Here are types of cafés / baristas / environments where each machine tends to shine:

• VA Black Eagle best for:
High volume specialty cafés with relatively stable recipes; places where consistency across multiple baristas and over many shots is key; situations with significant milk drink demand; where throughput matters; locations that can support the power / installation demands; and where less tweaking is desired day to day.

• Slayer V3 best for:
Specialty cafés where flavour profiling, experimentation, barista craft are central; competitions or single origin focused shops; places where controlling flow / ramp / restriction is valued; shops that have baristas with the experience & training to exploit those controls; customers willing to pay a premium for expressive shots; locations that can handle the maintenance/training costs.

 

Conclusion

If you’re running a busy specialty coffee shop and want consistency, ease of use, and features that help reduce training time and energy/waste costs, Victoria Arduino machines are extremely compelling. Their craftsmanship, combined with advanced automation and efficiency, often gives excellent results with relatively lower day to day overhead.
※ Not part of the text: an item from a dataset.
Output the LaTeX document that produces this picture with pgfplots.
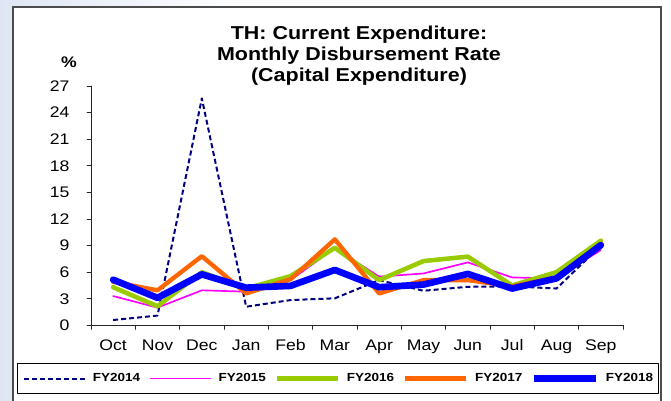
\documentclass[border=0pt]{standalone}
\usepackage{pgfplots}
\pgfplotsset{compat=1.18}
\usepackage{fontspec}
\setmainfont{Liberation Sans}[FakeStretch=1.15]
\definecolor{fy14}{HTML}{000080}
\definecolor{fy15}{HTML}{FF00FF}
\definecolor{fy16}{HTML}{99CC00}
\definecolor{fy17}{HTML}{FF6600}
\definecolor{fy18}{HTML}{0000FF}
\definecolor{bgblue}{RGB}{222,230,244}
\begin{document}
\begin{tikzpicture}
\useasboundingbox (0pt,0pt) rectangle (503.25pt,300pt);
\clip (0pt,0pt) rectangle (503.25pt,300pt);
\shade[left color=bgblue, right color=white] (0pt,0pt) rectangle (180pt,300pt);
\fill[white] (180pt,0pt) rectangle (503.25pt,300pt);
\draw[black!70, line width=1.1pt, fill=white] (9.75pt,-5pt) rectangle (495.75pt,294.75pt);
\begin{axis}[
  at={(68.25pt,56pt)}, anchor=south west,
  scale only axis, width=399pt, height=179.5pt,
  xmin=-0.5, xmax=11.5, ymin=0, ymax=27,
  axis x line*=bottom, axis y line*=left,
  axis line style={-, black!85, line width=0.6pt},
  xtick={-0.5,0.5,1.5,2.5,3.5,4.5,5.5,6.5,7.5,8.5,9.5,10.5,11.5},
  x tick label as interval,
  xticklabels={Oct,Nov,Dec,Jan,Feb,Mar,Apr,May,Jun,Jul,Aug,Sep},
  ytick={0,3,...,27},
  tick align=outside, major tick length=3pt,
  tick style={black!85, line width=0.6pt},
  /pgf/number format/assume math mode=true,
  ticklabel style={font=\fontsize{11.5}{13}\selectfont},
  yticklabel style={anchor=east, inner sep=0pt, xshift=-13pt},
  xticklabel style={anchor=base, inner sep=0pt, yshift=-16pt},
  legend columns=5,
  legend style={at={(0.4643,-0.2223)}, anchor=center, draw=black, line width=0.75pt, fill=white,
    inner xsep=4pt, inner ysep=7.5pt,
    font=\bfseries\fontsize{8.8}{10}\selectfont,
    nodes={inner sep=0pt},
    /tikz/every odd column/.append style={column sep=5pt},
    /tikz/every even column/.append style={column sep=6.5pt}},
  legend image code/.code={\draw[#1] (0pt,0pt) -- (46pt,0pt);},
  line join=round, line cap=round,
]
\addplot[fy14, line width=1.5pt, dash pattern=on 3.75pt off 2.25pt, line cap=butt] coordinates {
 (0,0.6) (1,1.1) (2,25.6) (3,2.1) (4,2.85) (5,3.05) (6,5.1) (7,3.9) (8,4.35) (9,4.4) (10,4.15) (11,9.0)};
\addlegendentry{FY2014}
\addplot[fy15, line width=1.25pt] coordinates {
 (0,3.3) (1,2.0) (2,3.95) (3,3.8) (4,5.1) (5,8.7) (6,5.5) (7,5.85) (8,7.1) (9,5.4) (10,5.3) (11,8.5)};
\addlegendentry{FY2015}
\addplot[fy16, line width=3.4pt] coordinates {
 (0,4.3) (1,2.15) (2,6.0) (3,4.15) (4,5.55) (5,8.75) (6,5.1) (7,7.25) (8,7.75) (9,4.5) (10,6.0) (11,9.55)};
\addlegendentry{FY2016}
\addplot[fy17, line width=3.25pt] coordinates {
 (0,4.9) (1,3.95) (2,7.8) (3,3.6) (4,5.2) (5,9.7) (6,3.6) (7,5.1) (8,5.1) (9,4.4) (10,5.4) (11,9.2)};
\addlegendentry{FY2017}
\addplot[fy18, line width=5pt] coordinates {
 (0,5.15) (1,3.1) (2,5.75) (3,4.25) (4,4.45) (5,6.25) (6,4.3) (7,4.6) (8,5.8) (9,4.15) (10,5.3) (11,9.05)};
\addlegendentry{FY2018}
\end{axis}
\node[anchor=base, font=\bfseries\fontsize{14}{16}\selectfont, inner sep=0pt] at (269.25pt,270.5pt) {TH: Current Expenditure:};
\node[anchor=base, font=\bfseries\fontsize{14}{16}\selectfont, inner sep=0pt] at (269.25pt,254.25pt) {Monthly Disbursement Rate};
\node[anchor=base, font=\bfseries\fontsize{14}{16}\selectfont, inner sep=0pt] at (269.25pt,238.7pt) {(Capital Expenditure)};
\node[anchor=base, font=\bfseries\fontsize{11.5}{13}\selectfont, inner sep=0pt] at (51.75pt,249pt) {\%};
\end{tikzpicture}
\end{document}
On the other hand, if you have highly skilled baristas, a focus on artisan techniques, want to push flavour profiling manually, and aren’t averse to more hands on operation, Slayer offers exceptional control and expressive capacity. Its quality is top tier—perhaps slightly less “plug and play” compared to some models from Victoria Arduino, but for those who value that extra dialability, it’s hard to beat.